During the discussions a proposal put forth by Finance Minister Moshe Kahlon to tax owners of three or more apartments was approved.
Despite the treasury demands to significantly restrict the level of increase for the Education Ministry’s budget over the next two years, it was decided that it will receive 4.7 billion shekels meaning that the total budget for the ministry in 2017 will stand at 57 billion shekels. The original intention of the Finance Ministry was to allocate an additional 2 billion shekels only. Morever, the increase alleviates fears of cuts that many suspected would lead to the dismissal of thousands of teachers.
The Ministry of the Environment also agreed with the Finance Ministry on Thursday night on a budget for a wide scale scrapping program of old diesel-fueled vehicles in order to reduce vehicular pollution. To this end, 260 million shekels will be allocated over the next two years.
In an effort to slash emissions from diesel-fuelled vehicles, especially from heavy vehicles such as trucks and busses, the program hopes rid Israel’s roads of around 80, 000 old vehicles containing diesel engines.

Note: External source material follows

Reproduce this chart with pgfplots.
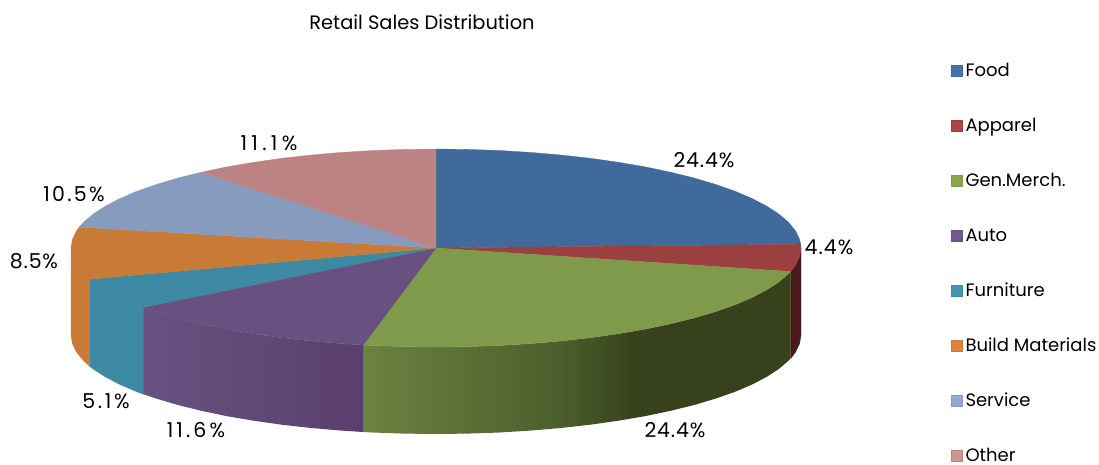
\documentclass[border=0pt]{standalone}
\usepackage{fontspec}
\setmainfont{Poppins}
\usepackage{pgfplots}
\pgfplotsset{compat=1.18}
\definecolor{cFood}{HTML}{3F6A9B}
\definecolor{cApparel}{HTML}{9B3F3F}
\definecolor{cGen}{HTML}{7F9A4A}
\definecolor{cAuto}{HTML}{685180}
\definecolor{cFurn}{HTML}{3D88A3}
\definecolor{cBuild}{HTML}{C97A36}
\definecolor{cServ}{HTML}{879BBF}
\definecolor{cOther}{HTML}{BD8383}
\definecolor{sApparel}{HTML}{4A1A1A}
\definecolor{sGenL}{HTML}{6B8240}
\definecolor{sGenA}{HTML}{5D7037}
\definecolor{sGenB}{HTML}{4D5F2D}
\definecolor{sGenR}{HTML}{37411C}
\definecolor{sAutoL}{HTML}{685180}
\definecolor{sAutoR}{HTML}{5A3F6E}
\definecolor{lFood}{HTML}{4672A8}
\definecolor{lApparel}{HTML}{AA4643}
\definecolor{lGen}{HTML}{89A54E}
\definecolor{lAuto}{HTML}{71588F}
\definecolor{lFurn}{HTML}{4198AF}
\definecolor{lBuild}{HTML}{DB843D}
\definecolor{lServ}{HTML}{93A9CF}
\definecolor{lOther}{HTML}{D19392}
% path box runs from 25bp to 75bp; gradient stops near x=640
\pgfdeclarehorizontalshading{genwall}{100bp}{color(0bp)=(sGenL); color(25bp)=(sGenL);
  color(36bp)=(sGenA); color(47.5bp)=(sGenB); color(57.4bp)=(sGenR); color(100bp)=(sGenR)}
\newcommand{\lab}{\fontsize{20.5}{22}\selectfont}
\newcommand{\ls}[2]{\addfontfeature{LetterSpace=#1}#2}
\begin{document}
\begin{tikzpicture}
\begin{axis}[
  width=1099pt, height=464pt, scale only axis,
  axis lines=none, clip=false,
  xmin=0, xmax=1099, ymin=0, ymax=464, y dir=reverse,
  legend style={at={(axis cs:951,62)}, anchor=north west, draw=none, fill=none,
    inner sep=0pt, row sep=35pt, font=\fontsize{18}{19}\selectfont,
    nodes={text height=12pt, text depth=4pt, anchor=west, inner xsep=3pt}},
  legend cell align=left,
  legend image code/.code={\fill[#1] (0pt,-3.5pt) rectangle (11pt,7.5pt);},
  every axis plot/.append style={line width=0.3pt},
]
% sides first, walls of the cylinder
\addplot[forget plot, draw=sApparel, fill=sApparel] coordinates {
  (801,248) (799.6,256.6) (795.5,265.2) (790.7,271.5)
  (790.7,358.5) (795.5,352.2) (799.6,343.6) (801,335) (801,248)};
\addplot[forget plot, draw=none, shading=genwall] coordinates {
  (363.2,345) (372.6,345.5) (404.2,346.6) (436,347) (467.8,346.6) (499.4,345.5) (530.5,343.6)
  (560.8,341) (590.3,337.7) (618.5,333.7) (645.4,329.1) (670.6,323.8) (694.1,318) (715.6,311.6)
  (735,304.8) (752.1,297.5) (766.8,289.8) (779,281.9) (788.6,273.6) (790.7,271.5)
  (790.7,358.5) (788.6,360.6) (779,368.9) (766.8,376.8) (752.1,384.5) (735,391.8) (715.6,398.6)
  (694.1,405) (670.6,410.8) (645.4,416.1) (618.5,420.7) (590.3,424.7) (560.8,428) (530.5,430.6)
  (499.4,432.5) (467.8,433.6) (436,434) (404.2,433.6) (372.6,432.5) (363.2,432) (363.2,345)};
\addplot[forget plot, draw=none, left color=sAutoL, right color=sAutoR] coordinates {
  (143.3,307.2) (156.4,311.6) (177.9,318) (201.4,323.8) (226.6,329.1) (253.5,333.7) (281.7,337.7)
  (311.2,341) (341.5,343.6) (363.2,345)
  (363.2,432) (341.5,430.6) (311.2,428) (281.7,424.7) (253.5,420.7) (226.6,416.1) (201.4,410.8)
  (177.9,405) (156.4,398.6) (143.3,394.2) (143.3,307.2)};
\addplot[forget plot, draw=cFurn, fill=cFurn] coordinates {
  (89.6,279.2) (93,281.9) (105.2,289.8) (119.9,297.5) (137,304.8) (143.3,307.2)
  (143.3,394.2) (137,391.8) (119.9,384.5) (105.2,376.8) (93,368.9) (89.6,366.2) (89.6,279.2)};
\addplot[forget plot, draw=cBuild, fill=cBuild] coordinates {
  (71,248) (72.4,256.6) (76.5,265.2) (83.4,273.6) (89.6,279.2)
  (89.6,366.2) (83.4,360.6) (76.5,352.2) (72.4,343.6) (71,335) (71,248)};
% top face, one polygon per slice
\addplot[draw=cFood, fill=cFood, legend image post style={fill=lFood}] coordinates {
  (436,248) (436,149) (467.8,149.4) (499.4,150.5) (530.5,152.4) (560.8,155) (590.3,158.3) (618.5,162.3)
  (645.4,166.9) (670.6,172.2) (694.1,178) (715.6,184.4) (735,191.2) (752.1,198.5) (766.8,206.2)
  (779,214.1) (788.6,222.4) (795.5,230.8) (799.6,239.4) (800.7,244.2) (436,248)};
\addlegendentry{Food}
\addplot[draw=cApparel, fill=cApparel, legend image post style={fill=lApparel}] coordinates {
  (436,248) (800.7,244.2) (801,248) (799.6,256.6) (795.5,265.2) (790.7,271.5) (436,248)};
\addlegendentry{Apparel}
\addplot[draw=cGen, fill=cGen, legend image post style={fill=lGen}] coordinates {
  (436,248) (790.7,271.5) (788.6,273.6) (779,281.9) (766.8,289.8) (752.1,297.5) (735,304.8) (715.6,311.6)
  (694.1,318) (670.6,323.8) (645.4,329.1) (618.5,333.7) (590.3,337.7) (560.8,341) (530.5,343.6)
  (499.4,345.5) (467.8,346.6) (436,347) (404.2,346.6) (372.6,345.5) (363.2,345) (436,248)};
\addlegendentry{Gen.Merch.}
\addplot[draw=cAuto, fill=cAuto, legend image post style={fill=lAuto}] coordinates {
  (436,248) (363.2,345) (341.5,343.6) (311.2,341) (281.7,337.7) (253.5,333.7) (226.6,329.1) (201.4,323.8)
  (177.9,318) (156.4,311.6) (143.3,307.2) (436,248)};
\addlegendentry{Auto}
\addplot[draw=cFurn, fill=cFurn, legend image post style={fill=lFurn}] coordinates {
  (436,248) (143.3,307.2) (137,304.8) (119.9,297.5) (105.2,289.8) (93,281.9) (89.6,279.2) (436,248)};
\addlegendentry{Furniture}
\addplot[draw=cBuild, fill=cBuild, legend image post style={fill=lBuild}] coordinates {
  (436,248) (89.6,279.2) (83.4,273.6) (76.5,265.2) (72.4,256.6) (71,248) (72.4,239.4) (76.5,230.8)
  (79.2,227.1) (436,248)};
\addlegendentry{Build Materials}
\addplot[draw=cServ, fill=cServ, legend image post style={fill=lServ}] coordinates {
  (436,248) (79.2,227.1) (83.4,222.4) (93,214.1) (105.2,206.2) (119.9,198.5) (137,191.2) (156.4,184.4)
  (177.9,178) (201.4,172.2) (436,248)};
\addlegendentry{Service}
\addplot[draw=cOther, fill=cOther, legend image post style={fill=lOther}] coordinates {
  (436,248) (201.4,172.2) (226.6,166.9) (253.5,162.3) (281.7,158.3) (311.2,155) (341.5,152.4)
  (372.6,150.5) (404.2,149.4) (436,149) (436,248)};
\addlegendentry{Other}
% title and percentage labels
\node[font=\fontsize{19.4}{21}\selectfont] at (axis cs:422,22) {Retail Sales Distribution};
\node[font=\lab] at (axis cs:704,160) {\ls{4}{24.4\%}};
\node[font=\lab] at (axis cs:829,247) {\ls{5}{4.4\%}};
\node[font=\lab] at (axis cs:675,430) {\ls{4}{24.4\%}};
\node[font=\lab] at (axis cs:196,430) {\ls{15}{11.6\%}};
\node[font=\lab] at (axis cs:106,401) {\ls{13}{5.1\%}};
\node[font=\lab] at (axis cs:34,261) {\ls{4}{8.5\%}};
\node[font=\lab] at (axis cs:74,194) {\ls{11}{10.5\%}};
\node[font=\lab] at (axis cs:269,143) {\ls{21}{11.1\%}};
\end{axis}
\pgfresetboundingbox
\useasboundingbox (0,0) rectangle (1099pt,464pt);
\end{tikzpicture}
\end{document}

Owners of such vehicles will be able to bring them to the scrap and receive a government grant, the amount of which has yet to be determined, and will be able to install filters to help reduce air pollution emissions. The budget will also provide assistance to Israeli cities and create “clean air” locations where the entry of polluting vehicles will not be permitted.
After the conclusion of the talks, Prime Minister Benjamin Netanyahu said: “This is an important budget in which there is competition, reforms and development, the reduction of living costs as well as the reduction of gaps—an important goal for us.”
After thanking the relevant ministers for their work in producing the budget, the prime minister went on to say that the new budget would work to the “benefit of Israel’s economy, its citizens and for the good of the State of Israel.”